Kathy Turley from the Centennial city council, along with Katy Brown and Earl Hoellen from the Cherry Hills Village city council, came to hear Ciruli’s analysis.Photos by Freda Miklin
BY FREDA MIKLIN
At its regular monthly meeting Oct. 3 at Maggiano’s DTC, members of the Arapahoe County Republican Breakfast Club heard from longtime local political analyst Floyd Ciruli. In addition to analyzing politics for 9-KUSA TV, KOA Radio and the Denver Post, Ciruli serves as adjunct faculty of the Josef Korbel School of International Studies at the University of Denver, where he is the director of the Crossley Center for Public Opinion Research and a board member of the Korbel school’s Social Science Foundation.
Jumping directly into national politics, Ciruli said the new generic ballot tests that seemed to show the Democrats with large margins are now indicating much more modest gains for Dems because pollsters are now targeting likely voters instead of registered voters, thus they are contacting fewer millennials, who historically vote in small numbers. Democrats need 23 additional House seats to wrestle control from the Republicans. No one is predicting with any certainty that they’ll get them. Neither is anyone certain that they might not get more than 23 new seats. The political climate is very fluid. Even though we start voting in Colorado in mid-October, most of the country still vote on Election Day, Nov. 6 and the up-and-down emotions of voters associated with events like the Brett Kavanaugh nomination to the U. S. Supreme Court, constantly move the needle.
Ciruli thinks the Democrats would be foolish to impeach Trump, just as the Republicans were when they impeached Bill Clinton in December 1998, resulting in a backlash in the next election that favored the Dems. He cautions that a more likely result of a Democratic-controlled House of Representatives is that it would keep the White House busy with continuous investigations of the president.
Floyd Ciruli talked to local Republicans about the factors affecting Colorado political races.
In the race for Colorado’s 6th Congressional District (CD6), Ciruli believes that Washington Republicans have been too quick to write off Rep. Mike Coffman’s re-election as being “out-of-reach.” He points to Coffman’s “incredible track record,” that saw him defeat popular Democratic Morgan Carroll in 2016. In that election, Hillary Clinton bested Donald Trump for president by nine points in CD6, while Coffman beat Carroll by eight points. He also pointed out that Colorado’s increased population will result in an additional congressional district in 2022, which will result in all Colorado congressional districts being realigned. If Amendments Y and Z pass in November (they are supported by the chairs of both major parties), voters can expect there will not be gerrymandering, but it doesn’t guarantee political balance. As of Sept. 30, current active voters in CD6 are 29 percent Republican, 31 percent Democrat, 38 percent unaffiliated and 2 percent other. There are 471,114 total voters in the district, including 76,359 who are considered inactive. Ciruli expects that CD6 will lose 100,000 people when Colorado’s eighth congressional district is formed.

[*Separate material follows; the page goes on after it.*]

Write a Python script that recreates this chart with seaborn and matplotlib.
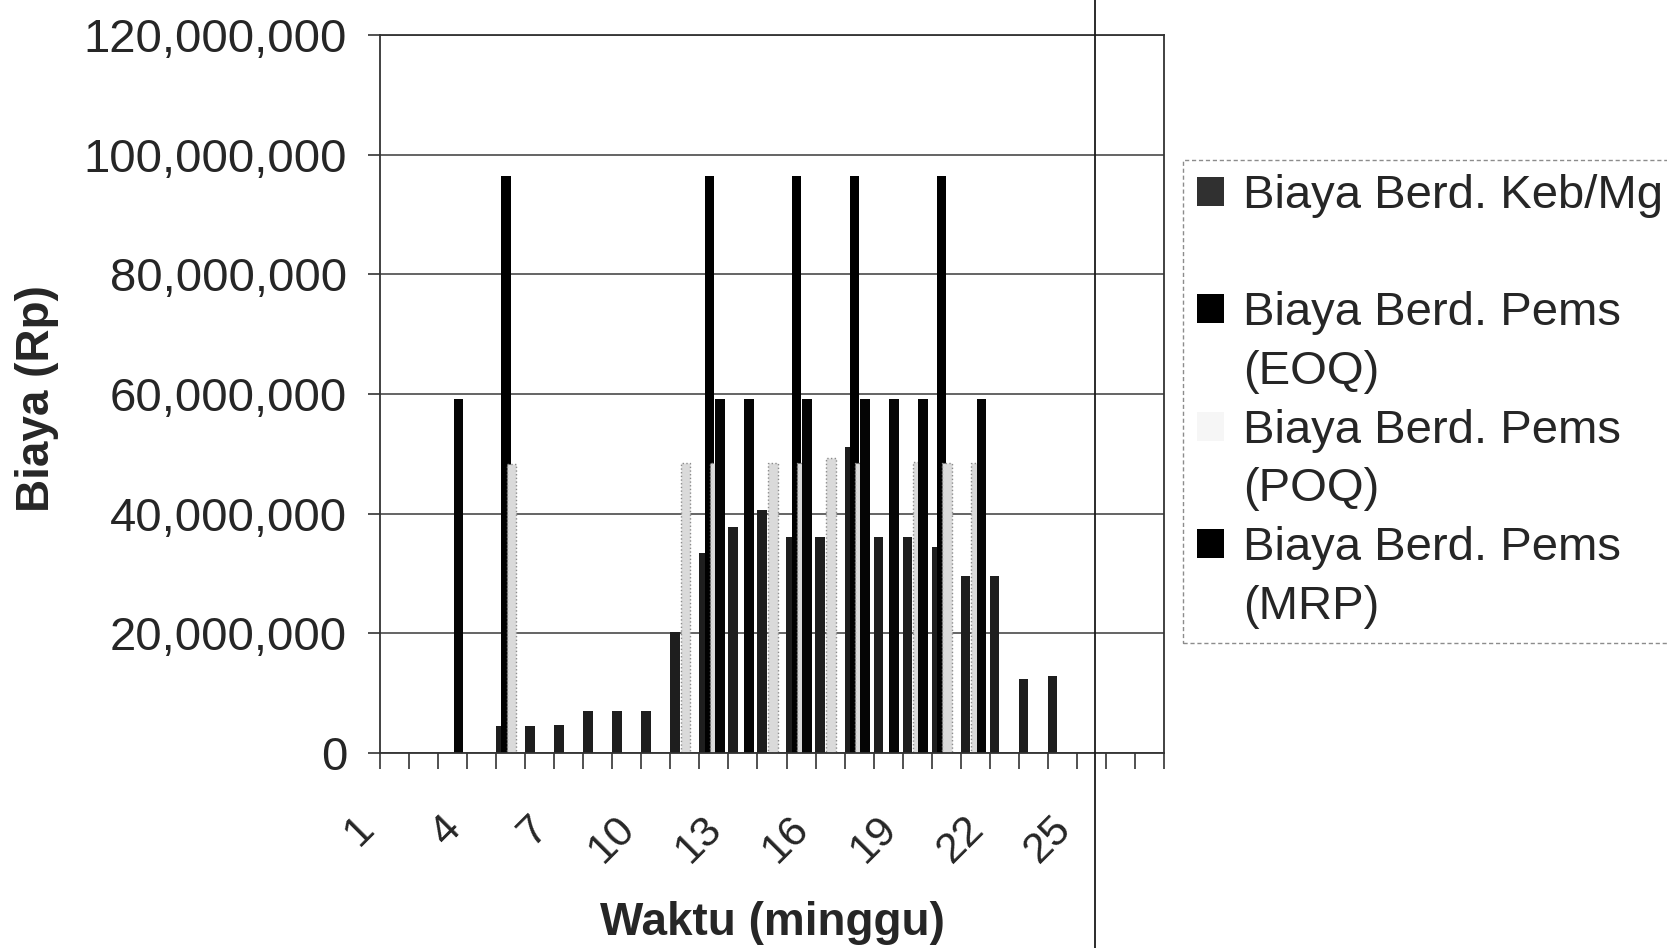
import numpy as np
import pandas as pd
import matplotlib
matplotlib.use("Agg")
import matplotlib.pyplot as plt
import matplotlib.transforms as mtransforms
from matplotlib.patches import Rectangle
from matplotlib.lines import Line2D
from matplotlib.ticker import FuncFormatter
import seaborn as sns

# ---------------- data (Rp) ----------------
weeks = list(range(1, 28))
series_names = ["Biaya Berd. Keb/Mg", "Biaya Berd. Pems (EOQ)",
                "Biaya Berd. Pems (POQ)", "Biaya Berd. Pems (MRP)"]
legend_lines = [["Biaya Berd. Keb/Mg", " "],
                ["Biaya Berd. Pems", "(EOQ)"],
                ["Biaya Berd. Pems", "(POQ)"],
                ["Biaya Berd. Pems", "(MRP)"]]

keb_mg = [0, 0, 0, 0, 4_500_000, 4_500_000, 4_700_000, 7_000_000, 7_000_000, 7_000_000,
          20_200_000, 33_400_000, 37_800_000, 40_600_000, 36_100_000, 36_100_000, 51_100_000,
          36_100_000, 36_100_000, 34_500_000, 29_600_000, 29_600_000, 12_300_000, 12_900_000,
          0, 0, 0]
eoq = [0, 0, 0, 0, 96_500_000, 0, 0, 0, 0, 0,
       0, 96_500_000, 0, 0, 96_500_000, 0, 96_500_000,
       0, 0, 96_500_000, 0, 0, 0, 0,
       0, 0, 0]
poq = [0, 0, 0, 0, 48_300_000, 0, 0, 0, 0, 0,
       48_400_000, 48_400_000, 0, 48_500_000, 48_400_000, 49_300_000, 48_400_000,
       0, 48_600_000, 48_400_000, 48_400_000, 0, 0, 0,
       0, 0, 0]
mrp = [0, 0, 59_200_000, 0, 0, 0, 0, 0, 0, 0,
       0, 59_200_000, 59_200_000, 0, 59_200_000, 0, 59_200_000,
       59_200_000, 59_200_000, 0, 59_200_000, 0, 0, 0,
       0, 0, 0]

y_ticks = [0, 20_000_000, 40_000_000, 60_000_000, 80_000_000, 100_000_000, 120_000_000]
x_tick_labels = ["1", "4", "7", "10", "13", "16", "19", "22", "25"]

colors = ["#1e1e1e", "#000000", "#dadada", "#050505"]
legend_colors = ["#303030", "#000000", "#f6f6f6", "#000000"]

# ---------------- style ----------------
sns.set_style("white")
plt.rcParams["font.family"] = ["Liberation Sans", "DejaVu Sans"]

week_labels = [str(w) for w in weeks]
df = pd.DataFrame({"Minggu": week_labels,
                   series_names[0]: keb_mg, series_names[1]: eoq,
                   series_names[2]: poq, series_names[3]: mrp})
long = df.melt(id_vars="Minggu", var_name="Seri", value_name="Biaya")

W, H = 1667, 948
fig = plt.figure(figsize=(W / 100, H / 100), dpi=100)
ax = fig.add_axes([380 / W, 1 - 753 / H, (1164 - 380) / W, (753 - 35) / H])

sns.barplot(data=long, x="Minggu", y="Biaya", hue="Seri",
            order=week_labels, hue_order=series_names,
            palette=colors, width=0.73, gap=-0.8, dodge=True,
            errorbar=None, legend=False, linewidth=0, ax=ax)

# POQ bars: light with dotted outline
if len(ax.containers) >= 3:
    for p in ax.containers[2]:
        if p.get_height() > 0:
            p.set_edgecolor("#8c8c8c")
            p.set_linewidth(1.0)
            p.set_linestyle(":")

d = 0.065
ax.set_xlim(-0.5 + d, len(weeks) - 0.5 + d)
ax.set_ylim(0, 120_000_000)
ax.set_yticks(y_ticks)
ax.yaxis.set_major_formatter(FuncFormatter(lambda v, p: f"{v:,.0f}"))
ax.yaxis.grid(True, color="#4a4a4a", linewidth=1.2)
ax.xaxis.grid(False)
ax.set_axisbelow(True)

for s in ax.spines.values():
    s.set_visible(True)
    s.set_color("#333333")
    s.set_linewidth(1.3)

# x ticks: boundaries as minor tick marks, labels at category centres
label_pos = [week_labels.index(t) for t in x_tick_labels]
ax.set_xticks(label_pos)
ax.set_xticklabels(x_tick_labels)
ax.set_xticks(np.arange(len(weeks) + 1) - 0.5 + d, minor=True)
ax.tick_params(axis="x", which="major", length=0, pad=50, labelsize=31)
ax.tick_params(axis="x", which="minor", length=11.5, width=1.2, color="#333333",
               direction="out", bottom=True)
offset = mtransforms.ScaledTranslation(-0.25, 0, fig.dpi_scale_trans)
for lbl in ax.get_xticklabels():
    lbl.set_rotation(45)
    lbl.set_ha("right")
    lbl.set_va("center")
    lbl.set_rotation_mode("anchor")
    lbl.set_transform(lbl.get_transform() + offset)

ax.tick_params(axis="y", which="major", length=8.6, width=1.2, color="#333333",
               direction="out", left=True, pad=15, labelsize=34)

ax.set_xlabel("Waktu (minggu)", fontsize=33, fontweight="bold")
ax.xaxis.label.set_va("center")
ax.xaxis.set_label_coords(0.5, (753 - 923) / (753 - 35))
ax.set_ylabel("Biaya (Rp)", fontsize=33, fontweight="bold")
ax.yaxis.label.set_va("center")
ax.yaxis.set_label_coords((37 - 380) / (1164 - 380), (753 - 399) / (753 - 35))

# legend (handle aligned with first line of each entry, like Excel)
handles, labels = [], []
for c, lines in zip(legend_colors, legend_lines):
    handles.append(Rectangle((0, 0), 1, 1, facecolor=c, edgecolor="none"))
    labels.append(lines[0])
    handles.append(Rectangle((0, 0), 1, 1, facecolor="none", edgecolor="none"))
    labels.append(lines[1])
leg = ax.legend(handles, labels, loc="upper left",
                bbox_to_anchor=(1183 / W, 1 - 160 / H), bbox_transform=fig.transFigure,
                fontsize=34, frameon=True, fancybox=False, borderpad=0.3,
                labelspacing=0.31, handlelength=0.57, handleheight=0.57,
                handletextpad=0.4, borderaxespad=0)
fr = leg.get_frame()
fr.set_edgecolor("#707070")
fr.set_linewidth(1.0)
fr.set_linestyle((0, (3, 2)))
fr.set_facecolor("white")

# scanned page edge line
fig.add_artist(Line2D([1095 / W, 1095 / W], [0, 1], transform=fig.transFigure,
                      color="#1a1a1a", linewidth=1.3))

fig.savefig("out.png", dpi=100)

Moving to the governor’s race, Ciruli said, “This is going to be a transformational election in November,” because we’ve had a balanced legislature (Democrats control the statehouse, while Republicans control the state Senate), and Gov. John Hickenlooper hasn’t introduced very liberal ideas. If Rep. Jared Polis is elected, and also has a Democratic legislature, he is likely to bring more liberal ideas to the table. If Colorado State Treasurer Walker Stapleton is elected, he needs the Republicans to keep control of the state Senate, because it is extremely unlikely that Democrats will lose the statehouse. If Stapleton wins the governorship, but the Republicans lose control of the state Senate, Stapleton will have trouble being effective. Ciruli pointed to a current poll conducted by respected pollsters from both parties that points to a seven-point lead by Polis. He said that new voter registration favors Polis, who he described as, “a very wealthy and recently polished candidate.” He said that Stapleton “needs to change the narrative” quickly if he expects to win. Ballots will be in the mail beginning Oct. 15 and one-third of voters return them right away.
Asked what he saw in Colorado’s future, Ciruli said, “Colorado is not a swing state now. It is light blue. It is moving to the left because millennials are starting to vote, and they are independents or Democrats.” He believes that millennials will not have a huge effect on the 2018 election, but expects that they will make a difference in 2020.
Nationally, he sees Republican strength, due to the incredibly strong economy, and expects the Republicans to take over Senate seats in Missouri, Indiana, and North Dakota.
Dick Wadhams, a respected and renowned political strategist, and former GOP state chair came up to the lectern from his seat in the audience to encourage fellow Republicans. He said that Stapleton being down seven points is not unusual for a Republican candidate and that Stapleton can still win by taking over the narrative, telling the voters his agenda and pointing out that Polis is very liberal. He said that worked for former Republican Gov. Bill Owens in 1998.